[libvirt] [RFC] secdrivers remembering original labels

Mon Aug 6 08:02:44 UTC 2018

On 07/27/2018 11:01 AM, Daniel P. Berrangé wrote:
> On Fri, Jul 27, 2018 at 09:56:23AM +0200, Michal Privoznik wrote:
>> Dear list,
>>
>> we have this very old bug [1] that I just keep pushing in front of me. I
>> made several attempts to fix it. However, none of them made into the
>> tree. I guess it's time to have discussion what to do about it. IIRC,
>> the algorithm that I implemented last was to keep original label in
>> XATTRs (among with some ref counter) and the last one to restore the
>> label will look there and find the original label. There was a problem
>> with two libvirtds fighting over a file on shared FS.
> 
> IIRC there was a second problem around security of XATTRs. eg, if we set
> an XATTR it was possible for QEMU to change it once we given QEMU privs
> on the image. Thus a malicious QEMU can cause libvirtd to change the
> image to an arbitrary user on shutdown.
> 
> I think it was possible to deal with that on Linux, because the kernel
> hsa some xattr namespacing that is reserved for only root. This protection
> is worthless though when using NFS images as you can't trust the remote NFS
> client to honour the same restriction.
> 
>> So I guess my question is can we come up with a design that would work?
>> Or at least work to the extent that we're satisfied with?
>>
>> Personally, I like the XATTRs approach. And to resolve the NFS race we
>> can invent yet another lockspace to guard labelling - I also have a bug
>> for that [2] (although, I'm not that familiar with lockspaces). I guess
>> doing disk metadata locking is not going to be trivial, is it?
> 
> Yeah, for sure we need two distinct locking regimes. Our current locking
> aims to protect disk content, and the lifetime of the lock is the entire
> duration of the QEMU process. For XATTRs, we only need write protection
> for the short time window in which the security drivers execute, which
> is at start, during hotplug/unplug, during shutdown, and finally migration.
> 
> I think we could achieve this with the virtlockd if we make it use the
> same locking file, but a different byte offset within the file.

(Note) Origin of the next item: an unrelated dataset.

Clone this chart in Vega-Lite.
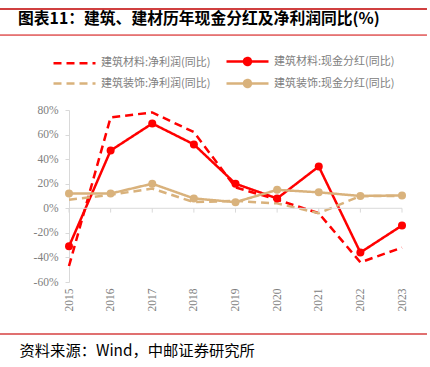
{
  "$schema": "https://vega.github.io/schema/vega-lite/v6.json",
  "width": 333,
  "height": 172,
  "autosize": {"type": "none"},
  "padding": {"left": 69, "top": 110, "right": 28, "bottom": 85},
  "background": "white",
  "title": {
    "text": "图表11：建筑、建材历年现金分红及净利润同比(%)",
    "anchor": "start",
    "frame": "group",
    "dx": -51,
    "offset": -20,
    "fontSize": 15.8,
    "fontWeight": "bold",
    "font": "Noto Sans CJK SC",
    "color": "#000000"
  },
  "config": {
    "view": {"stroke": null},
    "axis": {"grid": false, "labelOverlap": false},
    "axisY": {"labelOverlap": false, "tickCount": 8}
  },
  "data": {
    "values": [
      {"year": 2015, "series": "建筑材料:净利润(同比)", "value": -47},
      {"year": 2016, "series": "建筑材料:净利润(同比)", "value": 74},
      {"year": 2017, "series": "建筑材料:净利润(同比)", "value": 78},
      {"year": 2018, "series": "建筑材料:净利润(同比)", "value": 62},
      {"year": 2019, "series": "建筑材料:净利润(同比)", "value": 17},
      {"year": 2020, "series": "建筑材料:净利润(同比)", "value": 7},
      {"year": 2021, "series": "建筑材料:净利润(同比)", "value": -4},
      {"year": 2022, "series": "建筑材料:净利润(同比)", "value": -44},
      {"year": 2023, "series": "建筑材料:净利润(同比)", "value": -32},
      {"year": 2015, "series": "建筑材料:现金分红(同比)", "value": -31},
      {"year": 2016, "series": "建筑材料:现金分红(同比)", "value": 47},
      {"year": 2017, "series": "建筑材料:现金分红(同比)", "value": 69},
      {"year": 2018, "series": "建筑材料:现金分红(同比)", "value": 52},
      {"year": 2019, "series": "建筑材料:现金分红(同比)", "value": 20},
      {"year": 2020, "series": "建筑材料:现金分红(同比)", "value": 8},
      {"year": 2021, "series": "建筑材料:现金分红(同比)", "value": 34},
      {"year": 2022, "series": "建筑材料:现金分红(同比)", "value": -36},
      {"year": 2023, "series": "建筑材料:现金分红(同比)", "value": -14},
      {"year": 2015, "series": "建筑装饰:净利润(同比)", "value": 7},
      {"year": 2016, "series": "建筑装饰:净利润(同比)", "value": 11},
      {"year": 2017, "series": "建筑装饰:净利润(同比)", "value": 16},
      {"year": 2018, "series": "建筑装饰:净利润(同比)", "value": 5},
      {"year": 2019, "series": "建筑装饰:净利润(同比)", "value": 6},
      {"year": 2020, "series": "建筑装饰:净利润(同比)", "value": 4},
      {"year": 2021, "series": "建筑装饰:净利润(同比)", "value": -4},
      {"year": 2022, "series": "建筑装饰:净利润(同比)", "value": 10},
      {"year": 2023, "series": "建筑装饰:净利润(同比)", "value": 10},
      {"year": 2015, "series": "建筑装饰:现金分红(同比)", "value": 12},
      {"year": 2016, "series": "建筑装饰:现金分红(同比)", "value": 12},
      {"year": 2017, "series": "建筑装饰:现金分红(同比)", "value": 20},
      {"year": 2018, "series": "建筑装饰:现金分红(同比)", "value": 8},
      {"year": 2019, "series": "建筑装饰:现金分红(同比)", "value": 5},
      {"year": 2020, "series": "建筑装饰:现金分红(同比)", "value": 15},
      {"year": 2021, "series": "建筑装饰:现金分红(同比)", "value": 13},
      {"year": 2022, "series": "建筑装饰:现金分红(同比)", "value": 10},
      {"year": 2023, "series": "建筑装饰:现金分红(同比)", "value": 10.5}
    ]
  },
  "layer": [
    {
      "mark": {"type": "line", "strokeWidth": 2.5},
      "encoding": {
        "x": {
          "field": "year",
          "type": "quantitative",
          "scale": {"domain": [2015, 2023], "nice": false, "zero": false},
          "axis": {
            "values": [2015, 2016, 2017, 2018, 2019, 2020, 2021, 2022, 2023],
            "format": "d",
            "labelAngle": 270,
            "labelAlign": "right",
            "labelBaseline": "middle",
            "labelPadding": 6,
            "labelOverlap": false,
            "labelFont": "Liberation Serif",
            "labelFontSize": 11.5,
            "labelColor": "#808080",
            "domain": false,
            "ticks": false,
            "title": "资料来源：Wind，中邮证券研究所",
            "titleAnchor": "start",
            "titleAlign": "left",
            "titleBaseline": "middle",
            "titleX": -50,
            "titleY": 68,
            "titleFont": "Noto Sans CJK SC",
            "titleFontWeight": "normal",
            "titleFontSize": 15.3,
            "titleColor": "#000000"
          }
        },
        "y": {
          "field": "value",
          "type": "quantitative",
          "scale": {"domain": [-60, 80], "nice": false, "zero": false},
          "axis": {
            "values": [-60, -40, -20, 0, 20, 40, 60, 80],
            "labelExpr": "datum.value + '%'",
            "labelOverlap": false,
            "labelFont": "Liberation Serif",
            "labelFontSize": 11.5,
            "labelColor": "#808080",
            "labelPadding": 7,
            "domainColor": "#D9D9D9",
            "ticks": true,
            "tickSize": 4,
            "tickColor": "#D9D9D9",
            "title": null
          }
        },
        "color": {
          "field": "series",
          "type": "nominal",
          "scale": {
            "domain": ["建筑材料:净利润(同比)", "建筑装饰:净利润(同比)", "建筑材料:现金分红(同比)", "建筑装饰:现金分红(同比)"],
            "range": ["#FF0000", "#D9B27C", "#FF0000", "#D9B27C"]
          },
          "legend": {
            "orient": "none",
            "legendX": -17,
            "legendY": -57,
            "columns": 2,
            "columnPadding": 10,
            "rowPadding": 5,
            "title": null,
            "symbolSize": 196,
            "symbolStrokeWidth": 2.5,
            "labelFont": "Noto Sans CJK SC",
            "labelFontSize": 11,
            "labelColor": "#808080",
            "labelOffset": 32,
            "encode": {
              "symbols": {
                "update": {
                  "shape": {"signal": "indexof(datum.value, '现金') >= 0 ? 'M-1,0H5M1.5,0A0.5,0.5,0,1,1,2.5,0A0.5,0.5,0,1,1,1.5,0' : 'M-1,0H5'"},
                  "fill": {"signal": "indexof(datum.value, '材料') >= 0 ? '#FF0000' : '#D9B27C'"},
                  "fillOpacity": {"value": 1}
                }
              }
            }
          }
        },
        "strokeDash": {
          "field": "series",
          "type": "nominal",
          "scale": {
            "domain": ["建筑材料:净利润(同比)", "建筑装饰:净利润(同比)", "建筑材料:现金分红(同比)", "建筑装饰:现金分红(同比)"],
            "range": [[8, 5], [8, 5], [1, 0], [1, 0]]
          }
        }
      }
    },
    {
      "data": {"values": [{}]},
      "mark": {"type": "rule", "color": "#C00000", "strokeWidth": 1.5},
      "encoding": {
        "x": {"datum": 2013.3, "type": "quantitative"},
        "x2": {"datum": 2023.6},
        "y": {"datum": 162.2, "type": "quantitative"}
      }
    },
    {
      "data": {"values": [{}]},
      "mark": {"type": "rule", "color": "#D00000", "strokeWidth": 1},
      "encoding": {
        "x": {"datum": 2013.3, "type": "quantitative"},
        "x2": {"datum": 2023.6},
        "y": {"datum": 141, "type": "quantitative"}
      }
    },
    {
      "data": {"values": [{}]},
      "mark": {"type": "rule", "color": "#E07070", "strokeWidth": 2},
      "encoding": {
        "x": {"datum": 2013.3, "type": "quantitative"},
        "x2": {"datum": 2023.6},
        "y": {"datum": -102.3, "type": "quantitative"}
      }
    },
    {
      "data": {"values": [{}]},
      "mark": {"type": "rule", "color": "#D9D9D9", "strokeWidth": 1},
      "encoding": {
        "x": {"datum": 2015, "type": "quantitative"},
        "x2": {"datum": 2023},
        "y": {"datum": 0, "type": "quantitative"}
      }
    },
    {
      "data": {"values": [{"year": 2015}, {"year": 2016}, {"year": 2017}, {"year": 2018}, {"year": 2019}, {"year": 2020}, {"year": 2021}, {"year": 2022}, {"year": 2023}]},
      "mark": {"type": "rule", "color": "#D9D9D9", "strokeWidth": 1},
      "encoding": {
        "x": {"field": "year", "type": "quantitative"},
        "y": {"datum": 0, "type": "quantitative"},
        "y2": {"datum": -3.5}
      }
    },
    {
      "transform": [{"filter": "indexof(datum.series, '现金') >= 0"}],
      "mark": {"type": "point", "filled": true, "size": 64, "opacity": 1},
      "encoding": {
        "x": {"field": "year", "type": "quantitative"},
        "y": {"field": "value", "type": "quantitative"},
        "color": {"field": "series", "type": "nominal"}
      }
    }
  ]
}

Just
> need to make sure it doesn't clash with the byte offset QEMU has chosen,
> nor the current offset we use.

So do we really need virtlockd for this? I mean, the whole purpose of it
is to hold locks so that libvirtd can restart independently, without
losing the lock attached. However, since the metadata lock will be held
only for a fraction of a second and will be not held through more than a
single API aren't we just fine with libvirtd holding the lock? The way I
imagine this to work is the following:

lock_for_metadata(vm->def); // locks an unique byte in all the disks

qemuSecuritySetAllLabel();

...

qemuProcessStartCPUs();  // disk content lock is acquired here

unlock_for_metadata(vm->def);

Another way to look at it is: it's libvirtd who relabels all the paths
and the metadata lock should guard just that. Speaking of which, we need
these locks to wait for each other, not just set-or-fail. Again,
something that goes against virtlockd view of locking.

Frankly, I've started implementing this with virtlockd already, but the
changes I made so far simply do not feel right, e.g. I have to change
lock_protocol.x so that virLockSpaceProtocolAcquireResourceArgs has this
'type' argument which tells virtlockd which byte we want to lock.

Michal